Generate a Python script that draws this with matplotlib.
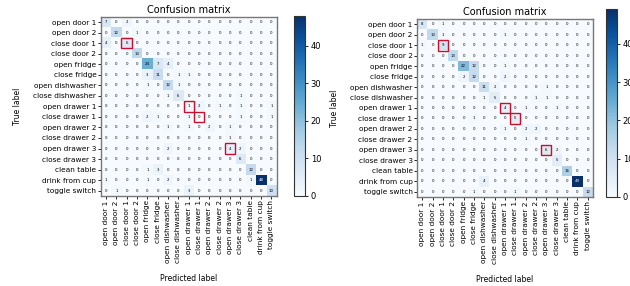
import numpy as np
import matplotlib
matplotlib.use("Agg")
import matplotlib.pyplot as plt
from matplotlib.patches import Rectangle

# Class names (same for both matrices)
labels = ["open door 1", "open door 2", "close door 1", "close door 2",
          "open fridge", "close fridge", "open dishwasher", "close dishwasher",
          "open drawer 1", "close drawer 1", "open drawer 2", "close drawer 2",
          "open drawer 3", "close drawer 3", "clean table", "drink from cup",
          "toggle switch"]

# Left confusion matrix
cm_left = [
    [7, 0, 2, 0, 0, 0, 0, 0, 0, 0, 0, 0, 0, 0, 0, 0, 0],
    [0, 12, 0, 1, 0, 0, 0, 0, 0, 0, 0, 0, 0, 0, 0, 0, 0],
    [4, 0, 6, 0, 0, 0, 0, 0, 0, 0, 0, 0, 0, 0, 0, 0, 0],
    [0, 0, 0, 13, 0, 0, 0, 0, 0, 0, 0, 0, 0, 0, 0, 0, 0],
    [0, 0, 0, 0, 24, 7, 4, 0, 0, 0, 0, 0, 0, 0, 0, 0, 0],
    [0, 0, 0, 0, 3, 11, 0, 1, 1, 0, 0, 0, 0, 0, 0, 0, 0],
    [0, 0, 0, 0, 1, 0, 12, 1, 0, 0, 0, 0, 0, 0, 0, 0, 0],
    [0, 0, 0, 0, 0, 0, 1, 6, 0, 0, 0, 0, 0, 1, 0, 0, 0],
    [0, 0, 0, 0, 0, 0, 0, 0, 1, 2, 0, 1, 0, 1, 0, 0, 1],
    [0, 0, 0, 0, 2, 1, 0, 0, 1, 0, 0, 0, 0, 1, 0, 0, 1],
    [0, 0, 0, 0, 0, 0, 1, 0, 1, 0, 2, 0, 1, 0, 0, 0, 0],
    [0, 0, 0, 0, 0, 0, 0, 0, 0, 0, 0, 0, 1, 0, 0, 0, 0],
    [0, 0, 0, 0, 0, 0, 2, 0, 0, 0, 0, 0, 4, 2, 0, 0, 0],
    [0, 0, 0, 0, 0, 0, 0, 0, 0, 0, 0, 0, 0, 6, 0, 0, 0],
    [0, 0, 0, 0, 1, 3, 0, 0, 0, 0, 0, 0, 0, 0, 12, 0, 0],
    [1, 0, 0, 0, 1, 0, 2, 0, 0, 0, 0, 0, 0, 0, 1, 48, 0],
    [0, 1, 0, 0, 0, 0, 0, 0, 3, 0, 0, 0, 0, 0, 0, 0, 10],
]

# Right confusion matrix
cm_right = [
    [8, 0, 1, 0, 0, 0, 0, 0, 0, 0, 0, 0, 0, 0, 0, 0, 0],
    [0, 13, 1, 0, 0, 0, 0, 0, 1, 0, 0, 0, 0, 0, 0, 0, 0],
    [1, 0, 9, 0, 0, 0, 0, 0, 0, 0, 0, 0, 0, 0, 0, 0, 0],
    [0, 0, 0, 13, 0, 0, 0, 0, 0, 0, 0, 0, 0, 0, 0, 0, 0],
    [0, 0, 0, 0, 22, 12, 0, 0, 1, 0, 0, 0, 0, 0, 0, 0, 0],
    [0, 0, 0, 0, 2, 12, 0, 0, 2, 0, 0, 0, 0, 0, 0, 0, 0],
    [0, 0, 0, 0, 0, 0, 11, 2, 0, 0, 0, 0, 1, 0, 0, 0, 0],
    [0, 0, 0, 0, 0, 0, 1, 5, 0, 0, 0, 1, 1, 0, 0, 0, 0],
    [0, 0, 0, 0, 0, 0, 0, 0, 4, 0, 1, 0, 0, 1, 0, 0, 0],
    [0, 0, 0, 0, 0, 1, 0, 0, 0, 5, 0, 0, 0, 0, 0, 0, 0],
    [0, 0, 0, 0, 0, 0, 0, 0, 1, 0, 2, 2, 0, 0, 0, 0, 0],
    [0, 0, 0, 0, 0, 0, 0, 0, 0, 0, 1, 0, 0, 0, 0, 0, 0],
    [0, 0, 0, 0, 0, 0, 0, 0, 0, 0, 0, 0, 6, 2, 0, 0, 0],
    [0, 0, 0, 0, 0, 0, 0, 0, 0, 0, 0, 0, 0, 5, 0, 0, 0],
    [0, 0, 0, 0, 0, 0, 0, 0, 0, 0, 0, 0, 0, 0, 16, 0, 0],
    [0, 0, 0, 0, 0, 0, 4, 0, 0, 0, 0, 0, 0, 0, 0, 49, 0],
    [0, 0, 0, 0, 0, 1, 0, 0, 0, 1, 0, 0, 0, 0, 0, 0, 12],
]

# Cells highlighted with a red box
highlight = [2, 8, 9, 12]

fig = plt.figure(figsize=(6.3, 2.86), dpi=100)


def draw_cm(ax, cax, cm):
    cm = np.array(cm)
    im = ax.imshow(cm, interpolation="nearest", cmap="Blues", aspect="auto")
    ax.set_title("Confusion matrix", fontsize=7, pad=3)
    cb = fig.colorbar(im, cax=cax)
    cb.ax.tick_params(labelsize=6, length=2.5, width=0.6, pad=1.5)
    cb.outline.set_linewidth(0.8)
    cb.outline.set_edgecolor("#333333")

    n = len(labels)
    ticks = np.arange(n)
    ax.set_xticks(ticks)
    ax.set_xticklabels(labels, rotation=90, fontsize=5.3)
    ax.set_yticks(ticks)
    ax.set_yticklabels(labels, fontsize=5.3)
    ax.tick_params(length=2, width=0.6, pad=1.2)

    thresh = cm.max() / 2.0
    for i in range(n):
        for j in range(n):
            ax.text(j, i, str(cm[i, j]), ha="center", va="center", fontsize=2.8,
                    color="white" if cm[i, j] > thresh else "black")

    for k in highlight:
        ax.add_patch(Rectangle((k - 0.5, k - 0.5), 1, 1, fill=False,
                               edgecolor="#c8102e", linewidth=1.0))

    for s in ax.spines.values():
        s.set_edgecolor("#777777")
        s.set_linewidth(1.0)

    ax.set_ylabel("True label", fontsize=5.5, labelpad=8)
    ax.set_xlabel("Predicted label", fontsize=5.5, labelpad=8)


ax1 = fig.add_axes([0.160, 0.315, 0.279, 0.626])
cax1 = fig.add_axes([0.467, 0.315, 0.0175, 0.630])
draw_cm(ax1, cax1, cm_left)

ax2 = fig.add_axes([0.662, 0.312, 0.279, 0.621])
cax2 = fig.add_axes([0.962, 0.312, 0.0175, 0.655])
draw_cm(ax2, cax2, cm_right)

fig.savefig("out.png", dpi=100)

▶ **TASK DESCRIPTION**
Copy every line of the data that holds the string "with".

▶ **TASK RESULT**
Generate a Python script that draws this with matplotlib.
# Cells highlighted with a red box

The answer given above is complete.